Sometimes Mickey wakes me up in the morning with a phone call, telling me something he was thinking about while working out. I think about how lonely he must have been all this time. Maybe for his whole life. He wants to talk and listen and show me the movies he likes, play me his favorite music. I’m awash in sides of him I never suspected.

On the roof deck, which is my favorite place, he asks me about LA one night.

“What was so great about it?” he asks it with the flat vowels of a man who loves Boston with his life’s blood.

I curl up beside him on the outdoor couch he has up here, his arm around me. The steady thud of his heartbeat, the rise and fall of his chest beneath my cheek is everything right now. I’mobsessed with him and I know it. It’s hard not to tell him that, not to say it out loud every time I think it.

“The weather’s nice,” I say.

“The weather?” he says with disgust.

“Yeah, and I saw Gracie Abrams once when she was doing a show at some club a few years ago before her career really took off. She was amazing.”

“You lived in LA for, what, six years or so?”

“Almost seven. I did my bachelor’s and master’s degree there.”

“And the most unforgettable things you can tell me off the top of your head are the weather’s good and you saw some singer once. You’re gonna go live in some overpriced city where everybody’s had plastic surgery and eats vegan because it doesn’t snow there?”

“That’s not why,” I laugh. “You better talk to my brother about this, because I think he keeps offering to pay for all my CPA stuff and ship me back there at least twice a week.

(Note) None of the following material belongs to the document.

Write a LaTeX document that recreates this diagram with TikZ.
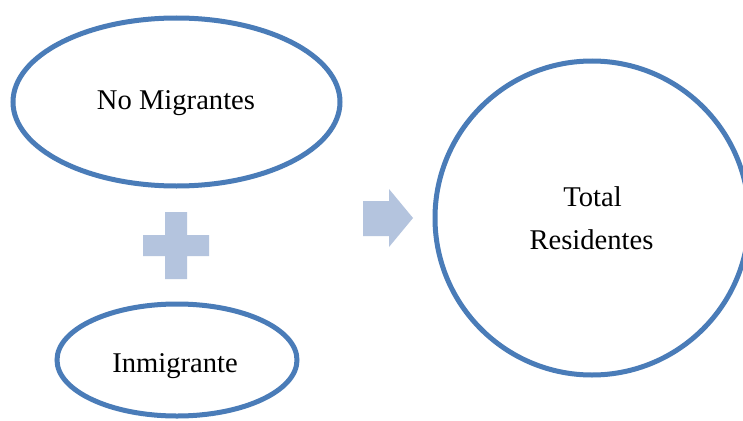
\documentclass[tikz,border=0pt]{standalone}
\usepackage{fontspec}
\setmainfont{Liberation Serif}
\usetikzlibrary{shapes.geometric}
\definecolor{ringblue}{RGB}{74,124,184}
\definecolor{lightblue}{RGB}{180,196,222}
\tikzset{
  ring/.style={draw=ringblue, line width=5pt, fill=white, inner sep=0pt, outer sep=0pt},
  oval/.style={ring, ellipse},
  roundring/.style={ring, circle},
  lbl/.style={anchor=base, inner sep=0pt, font=\fontsize{28.6}{34}\selectfont},
  sym/.style={fill=lightblue, draw=none}
}
\begin{document}
\begin{tikzpicture}[x=1pt, y=-1pt]
  \useasboundingbox (0,0) rectangle (743,420);
  \fill[white] (0,0) rectangle (743,420);
  % ovals
  \node[oval, minimum width=327pt, minimum height=168pt] (nomig) at (176.5,102) {};
  \node[oval, minimum width=240pt, minimum height=112pt] (inmig) at (177,360) {};
  \node[roundring, minimum size=314pt] (total) at (592,218) {};
  % labels
  \node[lbl] (tnomig) at (176,109) {No Migrantes};
  \node[lbl] (tinmig) at (175,372) {Inmigrante};
  \node[lbl] (ttotal) at (592.5,206) {Total};
  \node[lbl] (tres) at (591.5,249) {Residentes};
  % plus sign
  \fill[sym] (165,212) -- (187,212) -- (187,235) -- (209,235) -- (209,256) -- (187,256)
    -- (187,279) -- (165,279) -- (165,256) -- (143,256) -- (143,235) -- (165,235) -- cycle;
  % arrow
  \fill[sym] (363,201) -- (389,201) -- (389,189) -- (413,218) -- (389,247) -- (389,236)
    -- (363,236) -- cycle;
\end{tikzpicture}
\end{document}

The man wants me out of Southie.”

“You think he’s worried about you being in some kind of danger?”

“Maybe, or maybe he liked me better when I was thousands of miles away,” I say and I mean to say it lightly but the joke doesn’t quite land. He hears the hollowness when I say it and hugs me tighter.

“You still want to go back there?” he asks. For a second, I think he means the house where I live with my brother. I want to stay here with him, want to live in this house and wake up beside him every day. But I choke back the words, clear my throat.